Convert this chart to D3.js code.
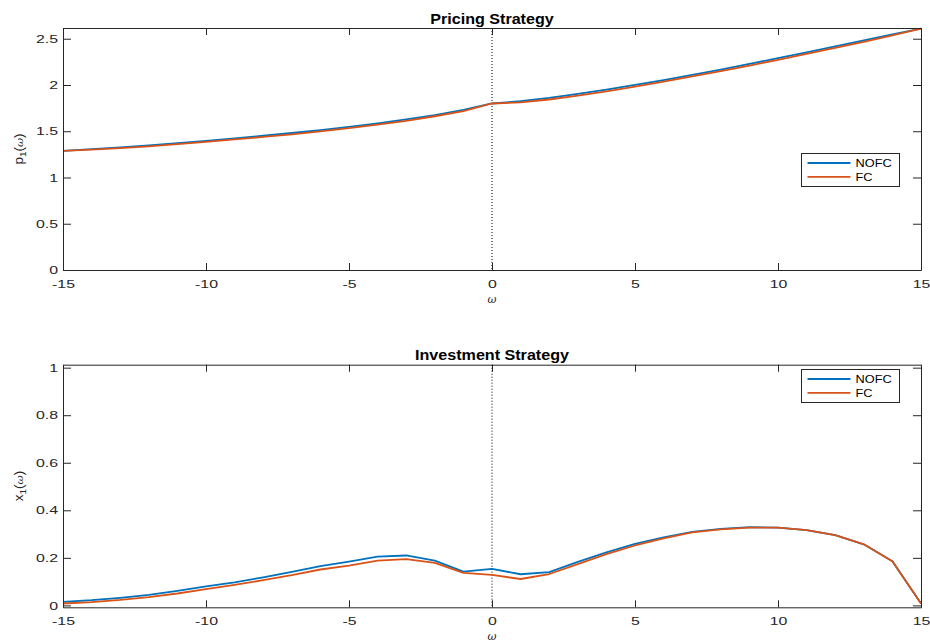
<!DOCTYPE html>
<html><head><meta charset="utf-8">
<script src="https://cdn.jsdelivr.net/npm/d3@7"></script>
<style>
body{margin:0;background:#fff;}
svg{display:block;font-family:"Liberation Sans",Arial,Helvetica,sans-serif;}
</style></head>
<body><svg id="c" width="930" height="644"></svg>
<script>
const omega = d3.range(-15, 16);
const priceNOFC = [1.288,1.306,1.325,1.346,1.370,1.396,1.423,1.451,1.481,1.513,1.548,1.586,1.628,1.675,1.730,1.800,1.825,1.860,1.903,1.950,2.000,2.053,2.109,2.167,2.227,2.290,2.353,2.417,2.481,2.546,2.610];
const priceFC   = [1.288,1.302,1.318,1.337,1.360,1.385,1.411,1.438,1.467,1.499,1.533,1.571,1.613,1.662,1.718,1.800,1.812,1.843,1.884,1.932,1.983,2.036,2.092,2.150,2.210,2.272,2.336,2.401,2.467,2.535,2.610];
const investNOFC = [0.015,0.022,0.032,0.044,0.061,0.080,0.097,0.118,0.141,0.165,0.184,0.205,0.210,0.188,0.142,0.154,0.131,0.140,0.183,0.223,0.259,0.286,0.309,0.322,0.329,0.327,0.317,0.296,0.257,0.186,0.008];
const investFC   = [0.008,0.014,0.023,0.035,0.050,0.068,0.086,0.106,0.127,0.151,0.167,0.188,0.195,0.179,0.137,0.128,0.111,0.132,0.174,0.216,0.252,0.282,0.307,0.320,0.327,0.327,0.317,0.296,0.257,0.186,0.008];
const xTicks = [-15,-10,-5,0,5,10,15];
const priceTicks = [0,0.5,1,1.5,2,2.5];
const investTicks = [0,0.2,0.4,0.6,0.8,1];
const seriesNames = ["NOFC","FC"];
const colors = ["#0072BD","#D95319"];

const svg = d3.select("#c");
const AX = "#262626";

function stretch(sel, f){
  sel.each(function(){
    const w = this.getComputedTextLength();
    d3.select(this).attr("textLength", w*f).attr("lengthAdjust","spacingAndGlyphs");
  });
}

function panel(cfg){
  const x = d3.scaleLinear().domain([-15,15]).range([63,921]);
  const y = d3.scaleLinear().domain(cfg.ydom).range([cfg.bottom, cfg.top]);
  const g = svg.append("g");
  g.append("line").attr("x1",x(0)).attr("x2",x(0)).attr("y1",cfg.top).attr("y2",cfg.bottom)
    .attr("stroke","#000").attr("stroke-width",1).attr("stroke-dasharray","1,2");
  const line = d3.line().x((d,i)=>x(omega[i])).y(d=>y(d));
  cfg.series.forEach((s,k)=>{
    g.append("path").datum(s).attr("d",line).attr("fill","none")
      .attr("stroke",colors[k]).attr("stroke-width",1.8).attr("stroke-linejoin","round");
  });
  const fmt = d=>String(d);
  const bottomAx = d3.axisBottom(x).tickValues(xTicks).tickSizeInner(-7).tickSizeOuter(0).tickPadding(10).tickFormat(fmt);
  const topAx = d3.axisTop(x).tickValues(xTicks).tickSizeInner(-7).tickSizeOuter(0).tickFormat("");
  const leftAx = d3.axisLeft(y).tickValues(cfg.yticks).tickSizeInner(-8).tickSizeOuter(0).tickPadding(5).tickFormat(fmt);
  const rightAx = d3.axisRight(y).tickValues(cfg.yticks).tickSizeInner(-8).tickSizeOuter(0).tickFormat("");
  [[bottomAx,`translate(0,${cfg.bottom})`],[topAx,`translate(0,${cfg.top})`],[leftAx,`translate(63,0)`],[rightAx,`translate(921,0)`]].forEach(([ax,t])=>{
    const a = g.append("g").attr("transform",t).call(ax);
    a.selectAll("path,line").attr("stroke",AX).attr("stroke-width",1);
    const tx = a.selectAll("text").attr("fill",AX).style("font-size","11.5px").attr("font-family",null);
    stretch(tx, 1.38);
  });
  const title = g.append("text").attr("x",492).attr("y",cfg.top-4.5).attr("text-anchor","middle")
    .style("font-size","14px").style("font-weight","bold").attr("fill","#000").text(cfg.title);
  stretch(title, 1.15);
  g.append("text").attr("x",492).attr("y",cfg.bottom+33).attr("text-anchor","middle")
    .style("font-size","11px").style("font-style","italic").attr("font-family","DejaVu Serif, serif").attr("fill",AX).text("ω");
  const yl = g.append("text").attr("transform",`translate(23,${(cfg.top+cfg.bottom)/2}) rotate(-90) scale(1.12,1)`)
    .attr("text-anchor","middle").attr("fill",AX).style("font-size","12px");
  yl.append("tspan").text(cfg.ylab);
  yl.append("tspan").attr("dy",3).style("font-size","9px").text("1");
  yl.append("tspan").attr("dy",-3).text("(");
  yl.append("tspan").style("font-style","italic").attr("font-family","DejaVu Serif, serif").style("font-size","10px").text("ω");
  yl.append("tspan").text(")");
  const L = cfg.legend;
  const lg = g.append("g");
  lg.append("rect").attr("x",L.x).attr("y",L.y).attr("width",98).attr("height",33)
    .attr("fill","#fff").attr("stroke",AX).attr("stroke-width",1);
  seriesNames.forEach((n,k)=>{
    const yy = L.y + 9.5 + k*13.8;
    lg.append("line").attr("x1",L.x+6).attr("x2",L.x+49).attr("y1",yy).attr("y2",yy)
      .attr("stroke",colors[k]).attr("stroke-width",1.8);
    const t = lg.append("text").attr("x",L.x+54).attr("y",yy+4).style("font-size","11px").attr("fill","#000").text(n);
    stretch(t, 1.16);
  });
}

panel({top:28,bottom:270,ydom:[0,2.616],yticks:priceTicks,series:[priceNOFC,priceFC],
  title:"Pricing Strategy",ylab:"p",legend:{x:801.5,y:153.5}});
panel({top:364.7,bottom:607.3,ydom:[-0.008,1.0125],yticks:investTicks,series:[investNOFC,investFC],
  title:"Investment Strategy",ylab:"x",legend:{x:801.5,y:369.5}});
</script></body></html>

■ ■ ■ ■ ■ ■ ■

Gather every line from the listing above in which "this" appears, and copy those lines.

Convert this chart to D3.js code.
    const w = this.getComputedTextLength();
    d3.select(this).attr("textLength", w*f).attr("lengthAdjust","spacingAndGlyphs");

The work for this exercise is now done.